Khalid Raza, Founder and CEO, Graphiant

Edge services provider Graphiant emerged from stealth by introducing the Graphiant Network Edge, a solution that provides connectivity between the enterprise WAN, hybrid cloud, network edge, customers and partners delivered as-a-service.

Graphiant Founder and CEO Khalid Raza also founded SD-WAN company Viptela, which Cisco acquired for $610 million in 2017. He told SDxCentral that Viptela was only a small piece of an SD-WAN mission Cisco “didn’t let” him complete.

Raza explained his vision for Viptela was to move the networking market to a place where hardware would become obsolete. But larger vendors like Cisco, he added, are reluctant to move away completely from hardware dependency.

And even when they do, they often still sell per-customer bespoke software licensing to offset hardware costs. Raza said that model isn’t sustainable with a larger number of customers.

Graphiant is his chance to complete the work he left unfinished at Cisco, he said, adding that the network is getting more complicated and expensive due to a growing volume of data and an increasingly dispersed userbase using traditional protocols like SD-WAN and MPLS.

According to Raza, a network solution that will overcome these emerging challenges needs two factors: the network must be private, and also has to be as-a-service.

“This has happened in compute, this has happened in storage. Why not in networking? Because it's not in the interest of any networking vendor, because they want to sell a bespoke licensing or a software model on a per-customer basis,” he added.

The Graphiant Network Edge

Graphiant Chief Product Officer Ali Shaikh explained the Graphiant Network Edge allows users to optimize the internet and maintain sovereignty over their data. Shaikh formerly led sales engineering at Cisco for Viptela and Meraki, but had originally joined Viptela with Raza.

All routing on the Graphiant Network Edge is handled by the Graphiant Stateless Core, which includes metadata protocol, end-to-end privacy, and a programmable network to get SLAs for applications. Graphiant claims the core architecture is “highly differentiated and impossible to solve via automation.”

Shaikh said the protocol layer allows for cost savings that directly pass on to the customer when they move off of an MPLS environment or some of the “more complicated SD-WAN environments.” Graphiant says the solution will offer 60% in savings in 6 months of service compared with SD-WAN and MPLS solutions.

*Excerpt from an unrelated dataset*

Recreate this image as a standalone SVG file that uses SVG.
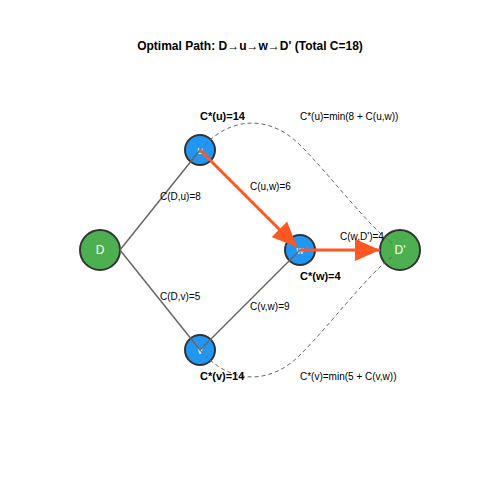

Shaikh noted companies like Aryaka and Cato similarly offer full services, but said their architectures don’t as easily enable “customers the ability to program the backbone itself.”

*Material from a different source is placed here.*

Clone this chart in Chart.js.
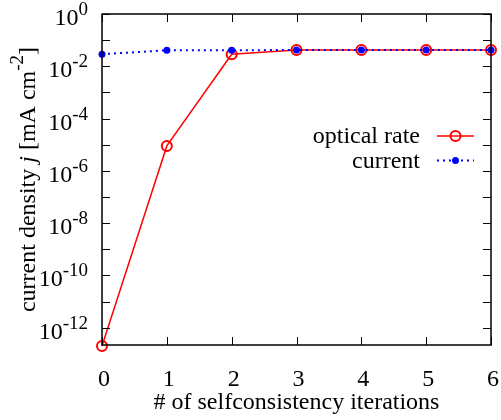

“Our goal here is that the network should be programmable, so that you don't have to do unusual things to access the cloud versus your data center versus your branches,” he said.

A ‘Major Disrupter’ to Telcos

Graphiant’s go-to-market leader Matt Krieg, also a former Viptela employee, said he anticipates the company’s stateless core will be “a pretty big threat to the traditional hardware technology providers, hardware networking providers, infrastructure or telco business.”

Krieg said because the Graphiant solution isn’t tied to specific hardware, custom-made silicone, or other physical components, they are primed to serve enterprises in their target markets: financial services, healthcare, manufacturing, and retail.

“[Raza] always says thankfully Cisco didn't listen to him with Viptela, and didn't listen to him again with Graphiant,” Krieg commented. “And I would say we're all thankful that Cisco didn't listen to him either time.”

Raza anticipates the service will be “a major disrupter to companies like Cisco,” because the “pure” software-as-a-service model will upset traditional business models that rely on hardware and bespoke software licensing.

“What made them successful in their previous business model makes it very difficult to transition to the new business model,” he said. “Telcos will hate us for the first year, and then they will come around.”